Celtic’s chief executive has dismissed criticism in the wake of the Boys’ Club abuse scandal as “unfair and misguided”.
Politicians had accused the Parkhead club of failing to do enough for victims after four boys’ club officials were convicted of abusing young players,
In his reply, Peter Lawwell said a lawyer had been making inquiries for two years but legal confidentiality meant the club could not yet discuss the issues in public.
He wrote to MSPs James Dornan and Adam Tomkins to say the club’s insurers appointed a lawyer “some time ago” who has been investigating historic abuse. However, Mr Lawwell added that due process meant Celtic could not discuss the investigation publicly and the politicians’ criticism was unfair.
Mr Tomkins, who is a lawyer, responded by saying there was no good reason for Celtic’s inquiries to be secret and said the victims were being forgotten.
He said: “Respecting the confidentiality of victims is one thing. Keeping under wraps even the fact that something is being investigated is another thing altogether.
“Having an unnamed lawyer secretly investigating a matter does nothing to help, guide or support the victims and their families.
“Nothing in Celtic’s letter undermines my belief these matters require to be independently investigated and that, if necessary, Celtic will have to establish and administer a compensation scheme for victims of abuse.”
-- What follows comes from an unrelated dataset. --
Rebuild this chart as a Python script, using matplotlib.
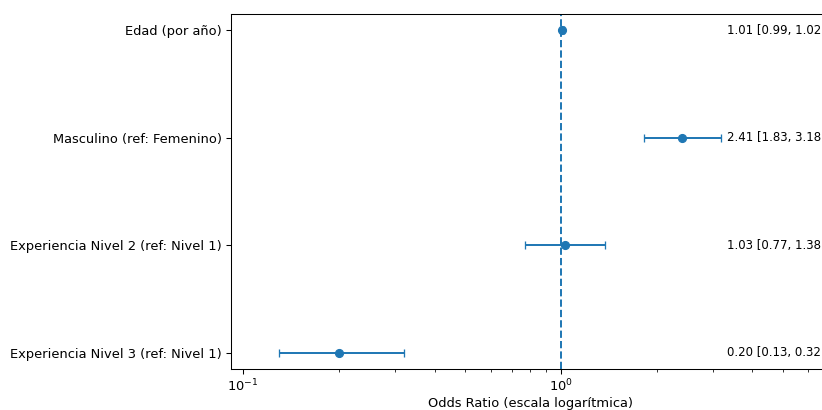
import matplotlib
matplotlib.use("Agg")
import matplotlib.pyplot as plt
import numpy as np

labels = ["Edad (por año)", "Masculino (ref: Femenino)",
          "Experiencia Nivel 2 (ref: Nivel 1)", "Experiencia Nivel 3 (ref: Nivel 1)"]
odds = [1.01, 2.41, 1.03, 0.20]
lower = [0.99, 1.83, 0.77, 0.13]
upper = [1.02, 3.18, 1.38, 0.32]

DPI = 94
fig = plt.figure(figsize=(822 / DPI, 410 / DPI), dpi=DPI)
ax = fig.add_axes([231 / 822, 1 - 369 / 410, 598.7 / 822, 355 / 410])

y = np.arange(len(labels))
odds_a = np.array(odds)
err = np.array([odds_a - np.array(lower), np.array(upper) - odds_a])
ax.errorbar(odds_a, y, xerr=err, fmt='o', capsize=3, color='C0')
ax.axvline(1, linestyle='--', color='C0')
ax.set_xscale('log')
ax.set_yticks(y)
ax.set_yticklabels(labels)
ax.invert_yaxis()
ax.set_xlim(0.0916, 7.0)
ax.set_xlabel("Odds Ratio (escala logarítmica)", labelpad=1.5)

tx = max(upper) * 1.05
for yi, o, l, u in zip(y, odds, lower, upper):
    ax.text(tx, yi, f"{o:.2f} [{l:.2f}, {u:.2f}]", va='center', ha='left', fontsize=9)

fig.savefig("out.png", dpi=DPI)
A lawyer who represents survivors of abuse accused Celtic of attempting to wash their hands of them.
Patrick Maguire, a partner with Thompsons Solicitors, who represents more than two dozen men targeted by paedophiles linked to Celtic Boys’ Club said Lawwell’s letter is “too little, too late”.
He said: “The real question is what are they investigating because there is nothing to investigate. The police carried out investigations and the courts convicted four paedophiles in the ‘Celtic family’, to use the club’s language.
“Everything said publicly by Celtic is engineered towards a legal version of Pontius Pilot, effectively trying to wash their hands of responsibility.
“It’s time for action, and Celtic must follow the lead of Manchester City and set up a compensation fund.”
Four men connected to Celtic Boys’ Club were convicted recently of abusing young people.
Coach and kitman James McCafferty, 73, of Lisburn, Northern Ireland, was last month jailed for six years and nine months after pleading guilty to 11 sex offences against 10 victims from the 1970s onwards.
In February, former youth football manager Frank Cairney, 83, was jailed for four years for historical sex offences from his time running a church youth team and, later, Celtic Boys’ Club. The offences took place between 1965 and 1986.
Celtic Boys’ Club former chairman Gerald King was convicted of abusing four boys and a girl while working as a teacher in the 1980s. He was given a three-year probation order in January.
And in November last year Celtic Boys’ Club founder James Torbett was jailed for six years for what the court described as “depraved conduct” against three boys over an eight-year period in the 1980s and 1990s.
Mr Maguire said the total sum paid to survivors of abuse could run into the tens of millions.
He said: “We would expect every claim to be valued on the impact on the survivors.”
Glasgow MSP James Dornan, a Celtic supporter whose son played for the boys’ club under Frank Cairney, wrote to Mr Lawwell two weeks ago to call on the club to compensate survivors of abuse by coaches.
He said: “I was disappointed that it’s an investigation by an insurance lawyer, which suggests Celtic are trying to look at it from the point of view of protecting their own position.
“What I would like to see now is an early outcome of this investigation.”
In his replies to the MSPs, Lawwell claimed legal processes meant the club was “constrained” in what it could say publicly, describing it as being “highly frustrating for all”.
He added: “Some time ago our insurers appointed a wholly independent and experienced lawyer who is investigating this matter.
“It would be quite inappropriate for us to be discussing highly sensitive and confidential legal matters in the media, and we will not do so, even if that means we come under criticism for following the due legal process.
“We respect any claimants’ rights and our advisers will communicate with them and their representatives directly in the proper manner, respecting their rights to confidentiality.”
Celtic will “ensure we continue to meet all our obligations”, Mr Lawwell said, adding: “We would stress that we regret the incidents took place and reiterate our sympathy for all victims who suffered abuse.”